Joseph Byron Totten was a playwright and an actor in theater[1] and silent films in the United States. He also directed films for Vitagraph.
He was an actor for Essanay. He had a 47 acre farm in Pendleton Hill, Connecticut where he kept horses, cattle, and a kennel.[2]
He wrote No Gold Could Buy Her, No One Pity Her, The Cowboy and the Squaw, The Ranchman's Daughter, The Queen of the Cowboys, and The First Lady in the Land, both copyrighted in 1907.[3] He wrote the play Spook House.[4] He wrote The Forger, "a society problem play", copyrightednin 1908.[5] He wrote and directed Lighthouse by the Sea, cooyrighted in 1915.[6] He also cooyrighted the 3-reel, 3-act, The Boys Will Be Boys in 1915.[7]
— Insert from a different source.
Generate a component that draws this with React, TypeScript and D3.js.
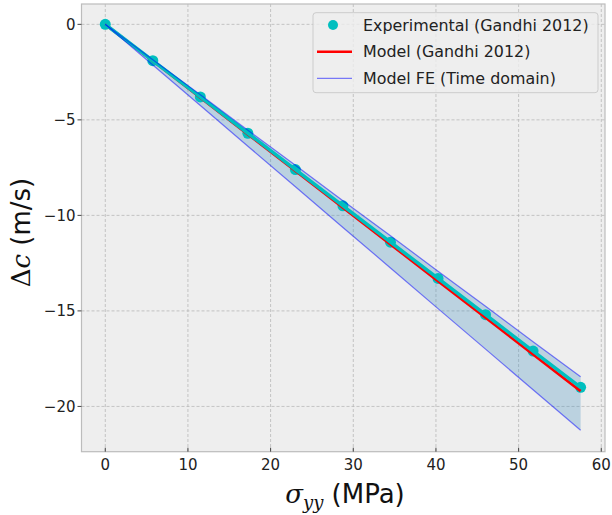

He wrote the play The World and a Woman.[8]
actor writer director
He wrote a dramatization of Harold McGrath's novel The Woman Armsan. It was staged in 1915.[9] He wrote and staged Love's Call. He was described as having a "primitive passion for triplicate nomenclature".[10]
He wrote the words to the song "Piquita" with music by Arthur Bergh, copyrighted in 1925.[11]